楽譜にはさまざまな言葉が書かれています。広い意味では書き込まれている言葉のすべてを楽語といいます。その言葉の意味が分からなければ、記されている情報を知らずに演奏することになります。そのため、作品を演奏する上で楽語を覚えておくことはたいへん重要です。
作曲家が楽譜を書くに際して、音符や休符のみで表現しきれないことが多くあります。作曲家が演奏家にイメージを伝えるため、言葉(比較的短い単語)を用いますが、その言葉のことを楽語(音楽用語)といいます。
楽語は、大きく次のように分類することができます。
1)速度(テンポ)
例:Allegro など
2)強弱(デュナーミク)
例:cresc. など
3)アーティキュレーション
例:legato など
4)曲想(エクスプレッション)
例:affettuoso など
※ 楽語によっては、速度と曲想を示すなど複数の項目を同時に表すものもあります。
楽語はふつうイタリア語を用いますが、ロマン派の時代以降、例えばシューマンやブラームスは自国のドイツ語を用い、ラヴェルは自国のフランス語を用いるといった例も多く見られるようになりました。日本ではイタリア語が主流なので、ここではイタリア語を中心に解説します。
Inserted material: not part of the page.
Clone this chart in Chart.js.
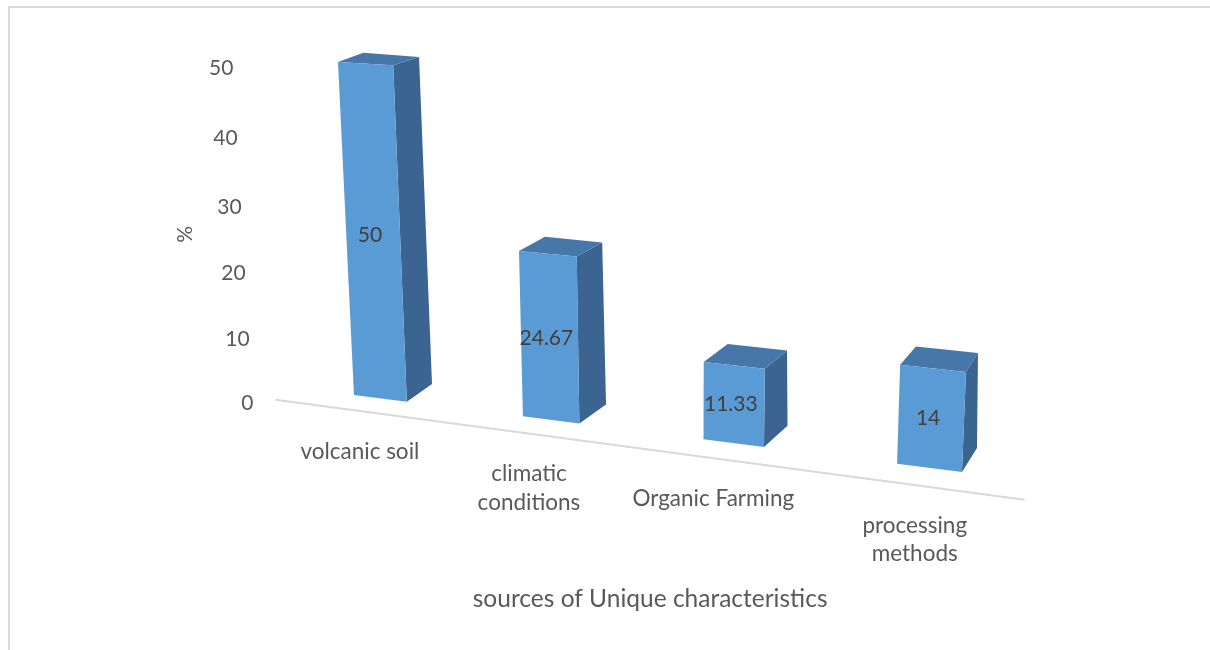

言葉には、その国の独自の観念や文化を表現する場合があります。例えば、「しみじみと」や「わび・さびをもって」などは日本文化の特有の言葉の一つであり、その深い意味合いを他国の言葉に訳すことが簡単ではありません。また、それとは逆のケースもあるということを念頭におく必要があり、言葉のもつ意味やニュアンスを考えるには、その国の文化や習慣もあわせて考えることが必要です。